Alternative health therapies encompass a range of health and wellbeing-related treatments and products, which contrast with conventional medicine in their philosophy and practice. Rather than alleviating or eliminating symptoms with drugs and surgery, treatments are intended to help the body heal itself or improve and maintain wellbeing.
Alternative health therapies are also known as complementary or natural-health practices. Alternatives are typically not incorporated into the mainstream health-care system, though there are some exceptions.
Recognition and regulation
Because many alternative therapies have not been scientifically verified, some people argue they are not credible. Studies of major therapies including acupuncture, chiropractic and osteopathy have found some evidence of benefits. These therapies are part of the conventional health system, and treatments are funded by the Accident Compensation Corporation. The Medical Council of New Zealand supports the use of alternative therapies and medicines where they have demonstrated benefits and minimal risks. Some general practitioners use alternative therapies, while others refer patients to alternative practitioners.
On the run
In the late 1990s Otago couple Trena Williams and Brendan Holloway were unhappy about the side-effects and uncertain outcome of the chemotherapy treatments their young son Liam was receiving for cancer. They decided to stop the conventional treatment and seek alternative treatment instead. Health officials got a court order for Liam’s guardianship so he could receive chemotherapy, but his parents took him into hiding. Liam died at an alternative health clinic in Mexico in 2000.
Alternative health therapies are supported by many users. The natural-health industry is economically significant in the 2010s – the natural-product sector is worth about $1 billion annually. Important exports include marine-based products, bee products, deer velvet, and dietary and mineral supplements.

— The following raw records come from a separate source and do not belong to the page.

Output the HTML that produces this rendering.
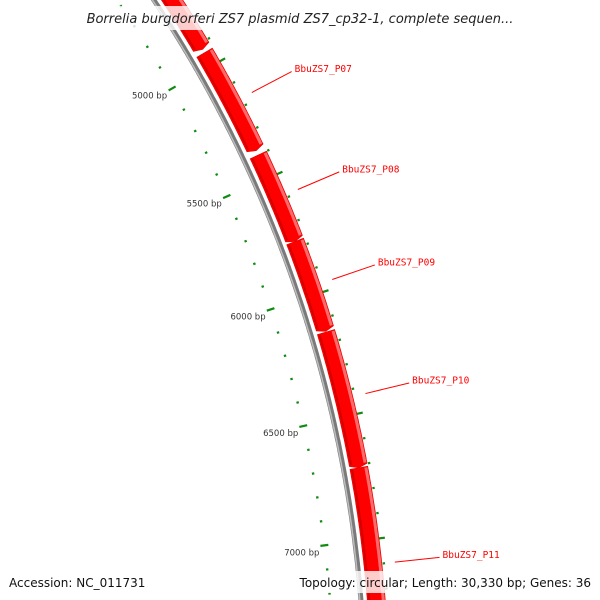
<!DOCTYPE html>
<html><head><meta charset="utf-8"><style>
html,body{margin:0;padding:0;background:#fff;overflow:hidden;width:600px;height:600px;}
svg{display:block;font-family:"DejaVu Sans","Liberation Sans",sans-serif;overflow:hidden;}
</style></head><body>
<svg id="map" width="600" height="600" viewBox="0 0 600 600" xmlns="http://www.w3.org/2000/svg">
<g id="ticks"></g>
<g id="backbone"></g>
<g id="genes"></g>
<g id="labels"></g>
<rect x="70" y="6" width="465" height="24" fill="#fff" opacity="0.8"/>
<text x="300" y="23" text-anchor="middle" font-size="13" font-style="italic" fill="#222">Borrelia burgdorferi ZS7 plasmid ZS7_cp32-1, complete sequen...</text>
<rect x="4" y="571" width="592" height="22" fill="#fff" opacity="0.8"/>
<text x="9" y="587" font-size="12" fill="#111">Accession: NC_011731</text>
<text x="591" y="587" text-anchor="end" font-size="12" fill="#111">Topology: circular; Length: 30,330 bp; Genes: 36</text>
</svg>
<script>
const geneNames = ["BbuZS7_P06","BbuZS7_P07","BbuZS7_P08","BbuZS7_P09","BbuZS7_P10","BbuZS7_P11"];
const geneStarts = [4400,4940,5400,5774,6155,6711];
const geneEnds = [4925,5381,5774,6152,6711,7700];
const labeledGenes = ["BbuZS7_P07","BbuZS7_P08","BbuZS7_P09","BbuZS7_P10","BbuZS7_P11"];
const labelPositions = [5168,5588,5965,6430,7100];
const tickLabels = [5000,5500,6000,6500,7000];

const NS="http://www.w3.org/2000/svg";
const CX=-907.7, CY=702.1;
function ang(bp){return (-29.61+(bp-5000)*0.01118)*Math.PI/180;}
function pt(r,bp){const a=ang(bp);return [CX+r*Math.cos(a),CY+r*Math.sin(a)];}
function mk(tag,attrs,parent){const e=document.createElementNS(NS,tag);for(const k in attrs)e.setAttribute(k,attrs[k]);parent.appendChild(e);return e;}
function arc(r,b0,b1){let d="";for(let b=b0;b<=b1;b+=10){const p=pt(r,b);d+=(d?"L":"M")+p[0].toFixed(1)+","+p[1].toFixed(1);}const p=pt(r,b1);d+="L"+p[0].toFixed(1)+","+p[1].toFixed(1);return d;}

const bb=document.getElementById("backbone");
let e=mk("path",{d:arc(1272.7,4300,7800),stroke:"#7a7a7a","stroke-width":5,fill:"none"},bb);


e=mk("path",{d:arc(1271.5,4300,7800),stroke:"#bdbdbd","stroke-width":1.5,fill:"none"},bb);



const tg=document.getElementById("ticks");
for(let b=4400;b<=7700;b+=100){
  const major=b%500===0;
  const half=major?4:1.2;
  [1242,1299].forEach(r=>{
    const p0=pt(r-half,b),p1=pt(r+half,b);
    const t=mk("line",{x1:p0[0],y1:p0[1],x2:p1[0],y2:p1[1],stroke:"#118a11","stroke-width":2.2},tg);
    
    
  });
}
tickLabels.forEach(b=>{
  const p=pt(1242,b);
  const t=mk("text",{x:p[0]-5,y:p[1]+10,"text-anchor":"end","font-size":"8.5",fill:"#333"},tg);
  t.textContent=b+" bp";
  
  
});

const gg=document.getElementById("genes");
const lg=document.getElementById("labels");
for(let i=0;i<geneNames.length;i++){
  const s=geneStarts[i],en=geneEnds[i];
  const tip=en-12;
  const rIn=1279,rOut=1297,rMid=1288;
  let d=arc(rOut,s,tip);
  const pm=pt(rMid,en);d+="L"+pm[0].toFixed(1)+","+pm[1].toFixed(1);
  const inner=arc(rIn,s,tip).replace("M","L");
  const pts=inner.split("L").filter(x=>x).reverse();
  d+="L"+pts.join("L")+"Z";
  const g=mk("g",{},gg);
  
  
  mk("path",{d:d,fill:"#ff0000",stroke:"#e00000","stroke-width":0.6},g);
  const hl=mk("path",{d:arc(1295,s+4,tip-4),stroke:"#ff6a6a","stroke-width":3,fill:"none"},g);
  
  
  const sh=mk("path",{d:arc(1281,s+4,tip-4),stroke:"#d40000","stroke-width":2,fill:"none"},g);
  
  
  const li=labeledGenes.indexOf(geneNames[i]);
  if(li>=0){
    const lb=labelPositions[li];
    const p0=pt(1310,lb),p1=pt(1355,lb);
    const ln=mk("line",{x1:p0[0],y1:p0[1],x2:p1[0],y2:p1[1],stroke:"#ff0000","stroke-width":1},lg);
    
    
    const tx=mk("text",{x:p1[0]+3,y:p1[1]+0.5,"font-size":"9.5",fill:"#ff0000","font-family":"DejaVu Sans Mono, Liberation Mono, monospace"},lg);
    tx.textContent=geneNames[i];
    
    
  }
}
</script>
</body></html>
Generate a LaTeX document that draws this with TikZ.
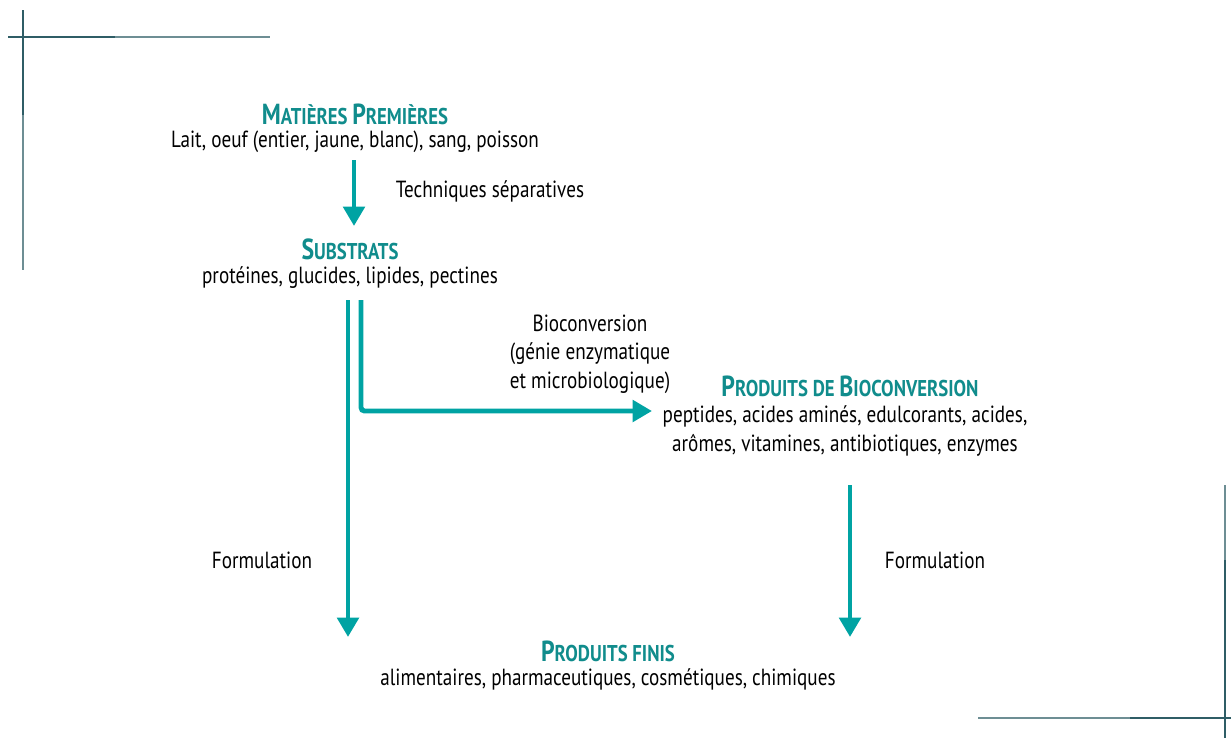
\documentclass[tikz,border=0pt]{standalone}
\usepackage{fontspec}
\setmainfont[FakeStretch=0.82]{PT Sans}
\usepackage{tikz}
\usepackage{xcolor}
\usetikzlibrary{arrows.meta}

\definecolor{fleche}{RGB}{0,163,163}
\definecolor{titre}{RGB}{16,140,140}
\definecolor{cadre}{RGB}{47,93,102}

\newcommand{\grand}[1]{{\fontsize{16.5}{18}\selectfont #1}}

\tikzset{
    titre/.style={font=\fontsize{13}{15}\selectfont\bfseries, text=titre, inner sep=0pt},
    texte/.style={font=\fontsize{13.3}{16.3}\selectfont, inner sep=0pt, align=center},
    fl/.style={draw=fleche, line width=2.8pt, -{Triangle[length=11pt, width=12pt]}}
}

\begin{document}
\begin{tikzpicture}[x=0.02cm, y=-0.02cm]
                \useasboundingbox (0, 0) rectangle (1231, 738);

                % coins
                \draw[cadre, line width=1.2pt] (8, 37) -- (115, 37) (23, 10) -- (23, 115);
                \draw[cadre!70, line width=0.9pt] (115, 37) -- (270, 37) (23, 115) -- (23, 270);
                \draw[cadre, line width=1.2pt] (1130, 718) -- (1231, 718) (1225, 560) -- (1225, 738);
                \draw[cadre!70, line width=0.9pt] (978, 718) -- (1130, 718) (1225, 485) -- (1225, 560);

                \node[titre] (mp_t) at (355, 114) {\grand{M}ATIÈRES \grand{P}REMIÈRES};
                \node[texte] (mp_l) at (355, 142) {Lait, oeuf (entier, jaune, blanc), sang, poisson};
                \node[texte] (ts) at (490, 191) {Techniques séparatives};

                \node[titre] (sub_t) at (350, 249) {\grand{S}UBSTRATS};
                \node[texte] (sub_l) at (350, 278) {protéines, glucides, lipides, pectines};

                \node[texte] (bio) at (590, 354) {Bioconversion\\(génie enzymatique\\et microbiologique)};

                \node[titre] (pb_t) at (850, 386) {\grand{P}RODUITS DE \grand{B}IOCONVERSION};
                \node[texte] (pb_l) at (845, 431) {peptides, acides aminés, edulcorants, acides,\\arômes, vitamines, antibiotiques, enzymes};

                \node[texte] (f_g) at (262, 560) {Formulation};
                \node[texte] (f_d) at (935, 560) {Formulation};

                \node[titre] (pf_t) at (608, 651) {\grand{P}RODUITS FINIS};
                \node[texte] (pf_l) at (608, 679) {alimentaires, pharmaceutiques, cosmétiques, chimiques};

                \coordinate (c_a) at (354, 160);
                \coordinate (c_b) at (354, 226);
                \coordinate (c_c) at (348, 300);
                \coordinate (c_d) at (348, 637);
                \coordinate (c_e) at (361, 300);
                \coordinate (c_f) at (361, 411);
                \coordinate (c_g) at (652, 411);
                \coordinate (c_h) at (850, 485);
                \coordinate (c_i) at (850, 637);

                \draw[fl] (c_a) -- (c_b);
                \draw[fl] (c_c) -- (c_d);
                \draw[fl, rounded corners=2pt] (c_e) -- (c_f) -- (c_g);
                \draw[fl] (c_h) -- (c_i);
            \end{tikzpicture}
\end{document}
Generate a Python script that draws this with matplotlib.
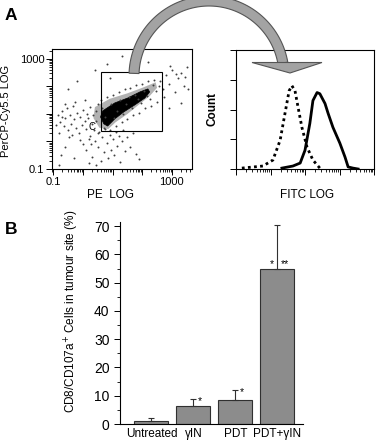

Most alternative health therapies are unregulated – anyone can practise them, whether they are trained or not. Chiropractic and osteopathy, which are covered by the Health Practitioners Competence Assurance Act 2003, are the only exceptions.
Practitioner groups monitor the unregulated parts of the industry. They have codes of conduct and ethics which members are expected to abide by. Members of the public can approach these organisations if they have complaints. Natural Health Practitioners of New Zealand is an example of such an alternative health practitioner group.
Most alternative health products are classed as dietary supplements rather than medicines and are regulated as food products. Therapeutic claims (for example, that the product prevents disease or alters the body) cannot be included on labels for this reason. Alternative products may be classed as medicines if therapeutic claims are legitimately made under the Medicines Act 1981 or the ingredients are classified as medicinal.
In 2003 around 2,000 alternative health products manufactured by the Australian company Pan Pharmaceuticals were recalled from New Zealand shop shelves. Australian users of Pan-made travel-sickness pills had experienced serious side-effects, and the company’s licence was suspended for six months, leading to the recall. Many New Zealand alternative health businesses were affected because they used Pan to make their products. One company, Health 2000, said the recall led to a 17–20% drop in sales. Apart from the travel pills, none of the recalled products were proved to be unsafe.
In the early 2000s the New Zealand and Australian governments tried to establish a trans-Tasman agency to regulate the quality, safety, effectiveness and performance of therapeutic products, including alternative products. This failed because the necessary legislation did not get enough support in the New Zealand Parliament. Another regulatory bill was introduced to Parliament in 2011.
Use of alternative health care
Alternative health therapies have always been used in New Zealand, but user data was not collected until the later 20th century. A 1987 Department of Health study noted that although data was sparse, the increase in health-food shops, alternative-health conferences and membership of practitioner associations in the 1980s suggested that significantly more New Zealanders were using alternative health care than in preceding decades.
The 2006/7 New Zealand Health Survey found that almost one in five adults surveyed had visited an alternative health practitioner in the previous 12 months. Half did so for reasons of general physical wellbeing, while one in four wanted help with short-term and chronic illnesses. Women were more likely to use alternative practitioners than men.
Use of alternative health products, which are readily available in pharmacies and health-food shops without prescription, is higher – 36% of people in a 2003 New Zealand Herald survey used these products, as did 70% of respondents in a 2007 study of children under general practice and paediatric outpatient care.
Common reasons why people choose alternative health methods include dissatisfaction with conventional medical treatment and a desire to avoid pharmaceutical products.